Sa trahison ne s’arrête pas à l’usurpation. Il forme une alliance avec les ennemis traditionnels d’Arthur, les Pictes, les Gaëls et les Saxons, consolidant son pouvoir par la force militaire. À son retour en Bretagne, Arthur découvre un royaume déchiré et une armée dirigée par son propre fils. Mordred incarne alors le parricide et le félon ultime, transgressant les liens sacrés entre un roi et son héritier. Cette rébellion est bien plus qu’un affront personnel : elle symbolise la chute des idéaux chevaleresques et l’effondrement de la société arthurienne.
La confrontation entre Arthur et Mordred atteint son paroxysme lors de la bataille de Camlann. Cet affrontement est présenté comme un combat apocalyptique, opposant un père à son fils dans une lutte sans merci. Mordred se bat avec férocité, infligeant des pertes considérables aux troupes d’Arthur. Les récits soulignent la violence et l’intensité du combat : Camelot est en flammes, et les champs de bataille sont jonchés de cadavres. Finalement, Arthur et Mordred se retrouvent face à face dans un duel final. Mordred, fidèle à son rôle de traître, parvient à porter un coup mortel à son père. Mais Arthur, dans un dernier acte de vengeance, lui assène un coup fatal.

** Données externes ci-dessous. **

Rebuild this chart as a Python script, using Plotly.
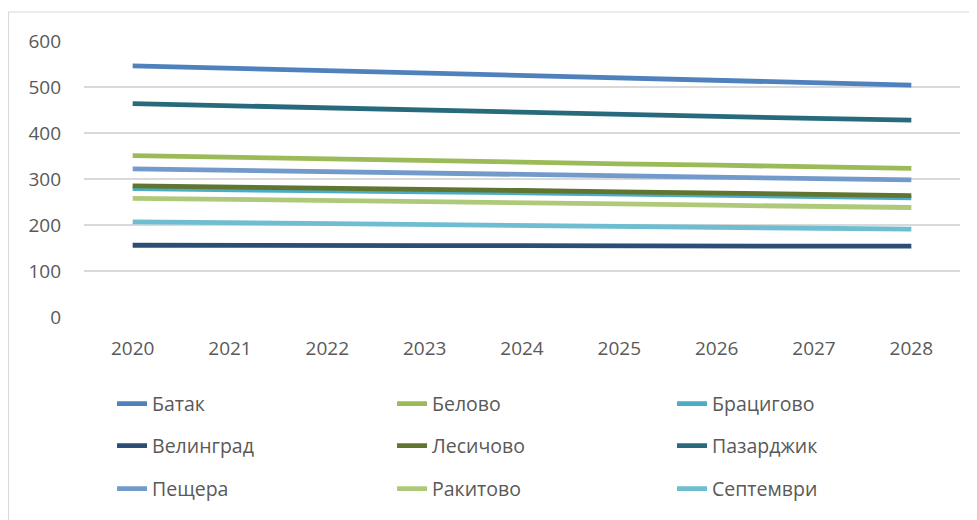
import plotly.graph_objects as go

years = ["2020", "2021", "2022", "2023", "2024", "2025", "2026", "2027", "2028"]

batak      = [546, 541, 535, 530, 526, 520, 515, 509, 504]
belovo     = [351, 347, 343, 341, 337, 333, 330, 326, 323]
bratsigovo = [279, 276, 273, 272, 270, 267, 264, 262, 259]
velingrad  = [156, 155, 155, 155, 155, 154, 154, 154, 154]
lesichovo  = [285, 283, 280, 277, 275, 272, 269, 266, 264]
pazardzhik = [464, 459, 454, 450, 445, 441, 436, 432, 428]
peshtera   = [322, 319, 316, 312, 310, 307, 304, 301, 298]
rakitovo   = [258, 256, 252, 250, 248, 246, 243, 241, 238]
septemvri  = [207, 205, 203, 201, 199, 196, 195, 193, 191]

names = ["Батак", "Белово", "Брацигово",
         "Велинград", "Лесичово", "Пазарджик",
         "Пещера", "Ракитово", "Септември"]
series = [batak, belovo, bratsigovo,
          velingrad, lesichovo, pazardzhik,
          peshtera, rakitovo, septemvri]
colors = ["#4F81BD", "#9BBB59", "#4BACC6",
          "#2C4D75", "#5F7530", "#276A7C",
          "#729ACA", "#AFC97A", "#6FBDD1"]
legend_ids = ["legend", "legend", "legend",
              "legend2", "legend2", "legend2",
              "legend3", "legend3", "legend3"]

FONT = "Open Sans"
GRAY = "#595959"
FS = 19

fig = go.Figure()
for n, s, c, lg in zip(names, series, colors, legend_ids):
    fig.add_trace(go.Scatter(x=years, y=s, name=n, mode="lines",
                             line=dict(color=c, width=4.8, shape="linear"),
                             legend=lg))

legend_common = dict(orientation="h", entrywidth=235, entrywidthmode="pixels",
                     font=dict(family=FONT, size=FS + 0.5, color=GRAY),
                     bgcolor="rgba(0,0,0,0)", x=0.032, xanchor="left",
                     yanchor="middle", traceorder="normal")

PW, PH = 876, 276  # plot area size in px
fig.update_layout(
    width=977, height=520,
    margin=dict(l=76, r=25, t=33, b=211, autoexpand=False),
    paper_bgcolor="white", plot_bgcolor="white",
    font=dict(family=FONT, size=FS, color=GRAY),
    legend=dict(**legend_common, y=-0.315),
    legend2=dict(**legend_common, y=-0.467),
    legend3=dict(**legend_common, y=-0.623),
    xaxis=dict(type="category", range=[-0.5, 8.5], showgrid=False,
               zeroline=False, showline=False,
               ticks="", tickfont=dict(family=FONT, size=FS, color=GRAY),
               ticklabelstandoff=18),
    yaxis=dict(range=[0, 600], tickvals=[0, 100, 200, 300, 400, 500, 600],
               showgrid=True, gridcolor="#D9D9D9", gridwidth=1.5,
               zeroline=False, showline=False, ticks="",
               tickfont=dict(family=FONT, size=FS, color=GRAY),
               ticklabelstandoff=22),
    shapes=[dict(type="rect", xref="paper", yref="paper",
                 x0=-75.5/PW, x1=(967-76)/PW, y0=-(540-309)/PH, y1=(309-4)/PH,
                 line=dict(color="#D9D9D9", width=1.2), fillcolor="rgba(0,0,0,0)",
                 layer="below")],
)

fig.write_html("out.html")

La mort de Mordred scelle la fin de la Table Ronde et marque la chute de l’idéal arthurien. Arthur, mortellement blessé, est transporté à Avalon pour y être soigné, tandis que Camelot sombre dans le chaos. Mordred, quant à lui, est rejeté par l’histoire comme un personnage méprisable. Pourtant, il joue un rôle clé : il n’est pas seulement un traître, mais le catalyseur d’un drame tragique qui clôt le cycle arthurien. Sa mort, bien qu’infamante, réalise le destin prophétisé par Merlin, laissant un royaume en ruine et une légende éternelle.